Hiçbir şeyi tek başına düşünemeyiz. Hep sorarlar gençlere tavsiyeleriniz ne diye, açıklıyorum: Bir: Dinlemeyi bileceksiniz, çok konuşmayın ve işinize odaklanın. İki: Merakınızı hep canlı tutun, her şey ilginizi çeksin. Sergi, opera, tiyatro hepsine gidin. Başta anlamasanız da devam edin. Dünyada ne oluyor, ne bitiyor. Bakın, izleyin ve gözlemleyin. Benim sanatın, tasarımın ve politikanın her alanına ilgim var. Ayrıca bunların yanında gündüz kuşağı programlarını da takip ederim. Resme ilgim, yeteneğim ve hayranlığımsa apayrı. Küçük bir koleksiyonum da var. Yine röportajın canım kısmına geleceğim. Canımın çektiği ve her an görmekten mutlu olacağım eserler bunlar. Mesela Abidin Dino, Bedri Rahmi, Mehmet Güreli, Mehmet Güleryüz, Şeyda Cesur, Kezban Arca, karikatürist Ahmet Aykanat, sonra Bennu Gerede’nin bizim için çektiği siyah beyaz fotoğraflarımız ve kendi tablolarım duvarlarımı süslüyor. Tabii bir Fahrelnisa Zeid tablosu için neler vermezdim...
Devrimden sonra İran’da film çeken ilk yabancı oyuncuyum
İran’dan nasıl tecrübelerle döndünüz? Neler anlatabilirsiniz İran sinemasıyla ilgili?
Hem oyunculuğumu çok beğendikleri için, hem de ayıptır söylemesi ünümün yaygın olmasından dolayı onlardan geldi teklif.

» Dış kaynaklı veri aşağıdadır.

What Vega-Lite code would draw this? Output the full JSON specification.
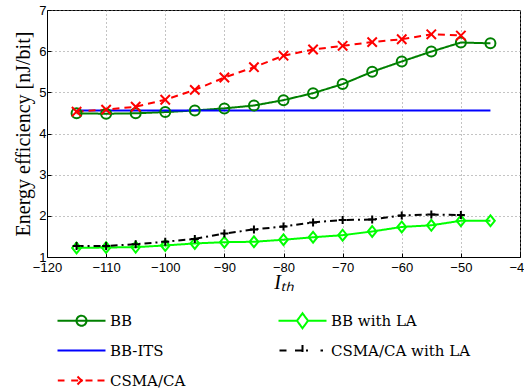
{
  "$schema": "https://vega.github.io/schema/vega-lite/v6.json",
  "width": 473,
  "height": 247,
  "autosize": "none",
  "padding": {"left": 47, "top": 10, "right": 4, "bottom": 132},
  "background": "white",
  "config": {
    "view": {"stroke": "black", "strokeWidth": 1},
    "axis": {
      "labelFont": "Liberation Sans",
      "labelFontSize": 13,
      "labelColor": "black",
      "labelFlush": false,
      "domainColor": "black",
      "tickColor": "black",
      "gridColor": "#888888",
      "gridDash": [1, 3],
      "gridOpacity": 1,
      "titleFont": "Liberation Serif",
      "titleFontWeight": "normal",
      "titleColor": "black",
      "titleFontSize": 20
    },
    "legend": {
      "labelFont": "DejaVu Serif",
      "labelFontSize": 15,
      "labelColor": "black"
    }
  },
  "data": {
    "values": [
      {"s": "BB", "x": -115, "y": 4.49},
      {"s": "BB", "x": -110, "y": 4.48},
      {"s": "BB", "x": -105, "y": 4.49},
      {"s": "BB", "x": -100, "y": 4.52},
      {"s": "BB", "x": -95, "y": 4.56},
      {"s": "BB", "x": -90, "y": 4.61},
      {"s": "BB", "x": -85, "y": 4.68},
      {"s": "BB", "x": -80, "y": 4.81},
      {"s": "BB", "x": -75, "y": 4.98},
      {"s": "BB", "x": -70, "y": 5.2},
      {"s": "BB", "x": -65, "y": 5.5},
      {"s": "BB", "x": -60, "y": 5.75},
      {"s": "BB", "x": -55, "y": 5.99},
      {"s": "BB", "x": -50, "y": 6.21},
      {"s": "BB", "x": -45, "y": 6.19},
      {"s": "BB-ITS", "x": -115, "y": 4.56},
      {"s": "BB-ITS", "x": -45, "y": 4.56},
      {"s": "CSMA/CA", "x": -115, "y": 4.53},
      {"s": "CSMA/CA", "x": -110, "y": 4.58},
      {"s": "CSMA/CA", "x": -105, "y": 4.65},
      {"s": "CSMA/CA", "x": -100, "y": 4.82},
      {"s": "CSMA/CA", "x": -95, "y": 5.06},
      {"s": "CSMA/CA", "x": -90, "y": 5.36},
      {"s": "CSMA/CA", "x": -85, "y": 5.61},
      {"s": "CSMA/CA", "x": -80, "y": 5.89},
      {"s": "CSMA/CA", "x": -75, "y": 6.04},
      {"s": "CSMA/CA", "x": -70, "y": 6.13},
      {"s": "CSMA/CA", "x": -65, "y": 6.22},
      {"s": "CSMA/CA", "x": -60, "y": 6.29},
      {"s": "CSMA/CA", "x": -55, "y": 6.41},
      {"s": "CSMA/CA", "x": -50, "y": 6.38},
      {"s": "BB with LA", "x": -115, "y": 1.22},
      {"s": "BB with LA", "x": -110, "y": 1.23},
      {"s": "BB with LA", "x": -105, "y": 1.24},
      {"s": "BB with LA", "x": -100, "y": 1.28},
      {"s": "BB with LA", "x": -95, "y": 1.33},
      {"s": "BB with LA", "x": -90, "y": 1.36},
      {"s": "BB with LA", "x": -85, "y": 1.37},
      {"s": "BB with LA", "x": -80, "y": 1.42},
      {"s": "BB with LA", "x": -75, "y": 1.48},
      {"s": "BB with LA", "x": -70, "y": 1.53},
      {"s": "BB with LA", "x": -65, "y": 1.62},
      {"s": "BB with LA", "x": -60, "y": 1.73},
      {"s": "BB with LA", "x": -55, "y": 1.77},
      {"s": "BB with LA", "x": -50, "y": 1.88},
      {"s": "BB with LA", "x": -45, "y": 1.88},
      {"s": "CSMA/CA with LA", "x": -115, "y": 1.27},
      {"s": "CSMA/CA with LA", "x": -110, "y": 1.27},
      {"s": "CSMA/CA with LA", "x": -105, "y": 1.31},
      {"s": "CSMA/CA with LA", "x": -100, "y": 1.37},
      {"s": "CSMA/CA with LA", "x": -95, "y": 1.44},
      {"s": "CSMA/CA with LA", "x": -90, "y": 1.57},
      {"s": "CSMA/CA with LA", "x": -85, "y": 1.67},
      {"s": "CSMA/CA with LA", "x": -80, "y": 1.74},
      {"s": "CSMA/CA with LA", "x": -75, "y": 1.84},
      {"s": "CSMA/CA with LA", "x": -70, "y": 1.9},
      {"s": "CSMA/CA with LA", "x": -65, "y": 1.91},
      {"s": "CSMA/CA with LA", "x": -60, "y": 2.01},
      {"s": "CSMA/CA with LA", "x": -55, "y": 2.03},
      {"s": "CSMA/CA with LA", "x": -50, "y": 2.02}
    ]
  },
  "encoding": {
    "x": {
      "field": "x",
      "type": "quantitative",
      "scale": {"domain": [-120, -40], "nice": false, "zero": false},
      "axis": {
        "values": [-120, -110, -100, -90, -80, -70, -60, -50, -40],
        "title": "Iₜₕ",
        "titleFontStyle": "italic",
        "titlePadding": -2,
        "labelPadding": 8,
        "tickSize": -4,
        "labelExpr": "replace(datum.label, '-', '−')"
      }
    },
    "y": {
      "field": "y",
      "type": "quantitative",
      "scale": {"domain": [1, 7], "nice": false, "zero": false},
      "axis": {
        "values": [1, 2, 3, 4, 5, 6, 7],
        "title": "Energy efficiency [nJ/bit]",
        "titlePadding": 5,
        "labelPadding": 5,
        "tickSize": -4
      }
    }
  },
  "layer": [
    {
      "mark": {"type": "line", "strokeWidth": 2},
      "encoding": {
        "color": {
          "field": "s",
          "type": "nominal",
          "scale": {
            "domain": ["BB", "BB-ITS", "CSMA/CA", "BB with LA", "CSMA/CA with LA"],
            "range": ["#008000", "#0000ff", "#ff0000", "#00ff00", "#000000"]
          },
          "legend": {
            "orient": "none",
            "legendX": 27,
            "legendY": 303,
            "columns": 2,
            "title": null,
            "labelFont": "DejaVu Serif",
            "labelFontSize": 15,
            "labelColor": "black",
            "symbolSize": 100,
            "labelOffset": 21,
            "rowPadding": 5,
            "columnPadding": 88,
            "symbolStrokeWidth": 2,
            "encode": {
              "labels": {
                "update": {
                  "font": {"value": "DejaVu Serif"},
                  "fontSize": {"value": 15},
                  "fill": {"value": "black"}
                }
              },
              "symbols": {
                "update": {
                  "shape": {"signal": "(datum.value === 'BB' ? 'M-4.8,0L4.8,0M1,0A1,1,0,1,1,-1,0A1,1,0,1,1,1,0' : datum.value === 'BB-ITS' ? 'M-4.8,0L4.8,0' : datum.value === 'CSMA/CA' ? 'M-4.74,0L-3.4,0M-2.06,0L-0.4,0M0.8,0L2.2,0M3.2,0L4.6,0M-0.8,-0.8L0.8,0.8M-0.8,0.8L0.8,-0.8' : datum.value === 'BB with LA' ? 'M-4.8,0L-1.1,0M1.1,0L4.8,0M-1.1,0L0,-1.5L1.1,0L0,1.5Z' : 'M-4.6,0L-3.2,0M-1.5,0L1.5,0M0,-1.1L0,1.1M3.6,0L4.1,0') + 'M-4.8,-1.6M4.8,1.6'"},
                  "fill": {"value": "transparent"},
                  "strokeWidth": {"value": 2},
                  "strokeDash": {"value": []}
                }
              }
            }
          }
        },
        "strokeDash": {
          "field": "s",
          "type": "nominal",
          "scale": {
            "domain": ["BB", "BB-ITS", "CSMA/CA", "BB with LA", "CSMA/CA with LA"],
            "range": [[1, 0], [1, 0], [7, 5], [1, 0], [7, 4, 2, 4]]
          },
          "legend": null
        }
      }
    },
    {
      "transform": [{"filter": "datum.s !== 'BB-ITS'"}],
      "mark": {"type": "point", "filled": false, "strokeWidth": 2, "opacity": 1},
      "encoding": {
        "color": {"field": "s", "type": "nominal"},
        "shape": {
          "field": "s",
          "type": "nominal",
          "scale": {
            "domain": ["BB", "CSMA/CA", "BB with LA", "CSMA/CA with LA"],
            "range": ["circle", "M-1,-1L1,1M-1,1L1,-1", "M-1,0L0,-1.25L1,0L0,1.25Z", "M-1,0L1,0M0,-1L0,1"]
          },
          "legend": null
        },
        "size": {
          "field": "s",
          "type": "nominal",
          "scale": {
            "domain": ["BB", "CSMA/CA", "BB with LA", "CSMA/CA with LA"],
            "range": [100, 64, 81, 100]
          },
          "legend": null
        }
      }
    }
  ]
}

Ben de senaryoyu beğendim, yönetmeni çok sevdim. Bu maceraya ortak olmak istedim. Devrimden sonra İran’da film çeken ilk Türk olma özelliğim var, bu benim için de onlar için de çok önemliydi. Bütün izinler baştan alınmıştı. Yoksa apar topar gönderirler zaten. Herkes bir şaşkındı. Günlerce internet, gazete ve televizyonlar bundan bahsetti. Biliyorsunuz her zaman şaşırtmayı severim... (gülüyor) Müthiş bir sevgiyle karşılaştım orada, hatta bu işe yansımaya başladı. İnsanlar çekim yaptığımız yerde toplanıyorlardı ve bir süre hiçbir yere çıkamaz oldum. İsfahan harika bir yer, oraya hayran kaldım. Çok misafirperver, setler ise bildiğiniz gibi. Tüm dünyada aynıdır bence. (Gülüyor) Film çoğunlukla gece geçtiği için vampir dişlerimiz çıkmaya başlamıştı ki film bitti. Sonuç olarak iyi ki gitmişim, iyi ki çekmişim.